02 August at 07:00AM
LGBTQIA+ Community: Understand, Learn, and Be an Ally
On June 28, 2022, Sandeep Nair (he/him/they/them), Manager of Business Development at Pride at Work Canada, spoke to PMI Toronto members about some current and major LGBT+ matters. Sandeep presented the issues and topics to fit all audiences. Those in attendance were honoured to learn from Sandeep’s experience and his in-depth coverage of the topics.
Introducing Our Speaker
Sandeep Nair is a temporarily abled, non-binary, queer, person of colour with a vibrant cultural and ethnic background. He understands the role organizations can play in impacting positive social change for their businesses. In 2019 Sandeep moved to Canada and brings with him more than 13 years of experience as an Equity, Diversity, and Inclusion (EDI) Consultant across Asia.

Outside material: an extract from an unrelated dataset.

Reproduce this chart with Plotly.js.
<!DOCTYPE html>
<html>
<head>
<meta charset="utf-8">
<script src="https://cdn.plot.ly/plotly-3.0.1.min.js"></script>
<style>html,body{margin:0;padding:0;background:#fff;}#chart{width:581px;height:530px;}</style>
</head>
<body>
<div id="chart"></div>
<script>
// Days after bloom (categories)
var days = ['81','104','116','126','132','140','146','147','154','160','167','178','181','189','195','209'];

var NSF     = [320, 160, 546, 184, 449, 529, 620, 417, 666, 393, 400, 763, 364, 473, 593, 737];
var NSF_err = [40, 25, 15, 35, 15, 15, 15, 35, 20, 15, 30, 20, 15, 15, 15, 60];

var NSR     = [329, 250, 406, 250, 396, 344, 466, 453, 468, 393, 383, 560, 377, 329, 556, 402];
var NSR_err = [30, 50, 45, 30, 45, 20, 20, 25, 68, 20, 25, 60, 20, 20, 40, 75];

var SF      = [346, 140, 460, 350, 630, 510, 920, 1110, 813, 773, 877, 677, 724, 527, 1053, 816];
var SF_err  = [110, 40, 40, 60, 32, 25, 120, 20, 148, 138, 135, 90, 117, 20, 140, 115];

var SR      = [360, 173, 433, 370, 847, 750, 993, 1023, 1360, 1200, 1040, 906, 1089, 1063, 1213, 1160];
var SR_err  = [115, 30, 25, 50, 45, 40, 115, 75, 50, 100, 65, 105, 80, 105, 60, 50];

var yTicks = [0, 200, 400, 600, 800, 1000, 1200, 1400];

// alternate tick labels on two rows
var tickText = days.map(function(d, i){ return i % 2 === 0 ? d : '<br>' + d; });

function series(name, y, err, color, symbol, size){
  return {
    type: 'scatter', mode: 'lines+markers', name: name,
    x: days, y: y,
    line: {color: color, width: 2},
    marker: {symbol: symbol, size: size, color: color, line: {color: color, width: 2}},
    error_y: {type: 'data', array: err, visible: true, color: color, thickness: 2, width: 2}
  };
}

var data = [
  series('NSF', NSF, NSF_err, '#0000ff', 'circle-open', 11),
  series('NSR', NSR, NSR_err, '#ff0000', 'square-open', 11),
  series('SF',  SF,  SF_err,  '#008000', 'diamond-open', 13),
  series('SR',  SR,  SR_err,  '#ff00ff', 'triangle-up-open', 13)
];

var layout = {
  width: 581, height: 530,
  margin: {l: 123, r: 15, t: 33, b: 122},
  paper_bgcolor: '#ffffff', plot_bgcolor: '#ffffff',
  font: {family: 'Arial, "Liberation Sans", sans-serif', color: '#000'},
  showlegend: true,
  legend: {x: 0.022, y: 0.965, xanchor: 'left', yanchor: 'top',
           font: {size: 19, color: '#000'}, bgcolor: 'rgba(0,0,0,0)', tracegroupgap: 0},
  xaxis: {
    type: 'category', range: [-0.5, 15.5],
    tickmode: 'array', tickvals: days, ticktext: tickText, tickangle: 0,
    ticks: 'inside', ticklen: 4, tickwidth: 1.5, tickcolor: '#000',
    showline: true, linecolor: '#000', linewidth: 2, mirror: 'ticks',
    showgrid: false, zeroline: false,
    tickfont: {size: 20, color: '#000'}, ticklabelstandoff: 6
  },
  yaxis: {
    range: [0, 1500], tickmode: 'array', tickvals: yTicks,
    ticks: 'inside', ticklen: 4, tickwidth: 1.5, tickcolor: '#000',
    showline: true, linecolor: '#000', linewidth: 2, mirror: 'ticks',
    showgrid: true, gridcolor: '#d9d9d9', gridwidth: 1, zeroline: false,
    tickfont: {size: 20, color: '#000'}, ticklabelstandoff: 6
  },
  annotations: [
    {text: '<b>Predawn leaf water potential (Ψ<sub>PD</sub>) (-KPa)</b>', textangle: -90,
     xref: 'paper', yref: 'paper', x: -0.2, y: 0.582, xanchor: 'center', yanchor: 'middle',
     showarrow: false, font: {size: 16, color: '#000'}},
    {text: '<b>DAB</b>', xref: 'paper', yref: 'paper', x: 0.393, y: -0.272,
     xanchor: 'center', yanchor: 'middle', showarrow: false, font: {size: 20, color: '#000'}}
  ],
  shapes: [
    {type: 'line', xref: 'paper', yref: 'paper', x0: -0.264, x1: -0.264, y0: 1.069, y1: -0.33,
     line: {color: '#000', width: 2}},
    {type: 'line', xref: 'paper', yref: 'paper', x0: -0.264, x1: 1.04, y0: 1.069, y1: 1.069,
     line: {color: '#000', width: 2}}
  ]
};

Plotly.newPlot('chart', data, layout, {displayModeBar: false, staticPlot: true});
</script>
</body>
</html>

Sandeep has led training, consulting services, and key publications on 2SLGBTQIA+ Inclusion—both in research and implementation—aiming to create a safe and inclusive society. He has also contributed his expertise in EDI at the global summit by Out & Equal for two consecutive years and has led the This is Me campaign which shines a light on the stories and lived experiences of disability and mental health, an initiative by the Lord Mayor's Appeal in London. Sandeep also volunteers with youth and teens as a mentor with Vancouver Island BigBrothersBigSisters Foundation.
Understanding the Acronym 2SLGBTQIA+
Sandeep began with explaining the importance of including “2S” in the 2SLGBTQIA+ acronym—either at the beginning or at the end in US and Canada. It represents the unique cultural identity relevant to the Indigenous community of this land, also known as Turtle Island. This denomination is exclusive to queer members of the Indigenous community in the USA and Canada.
If used in full, the acronym is 2SLGBTQQIAAP. The plus sign (+) stands for Questioning, Allies, and Pansexual members of the community.
Did You Know?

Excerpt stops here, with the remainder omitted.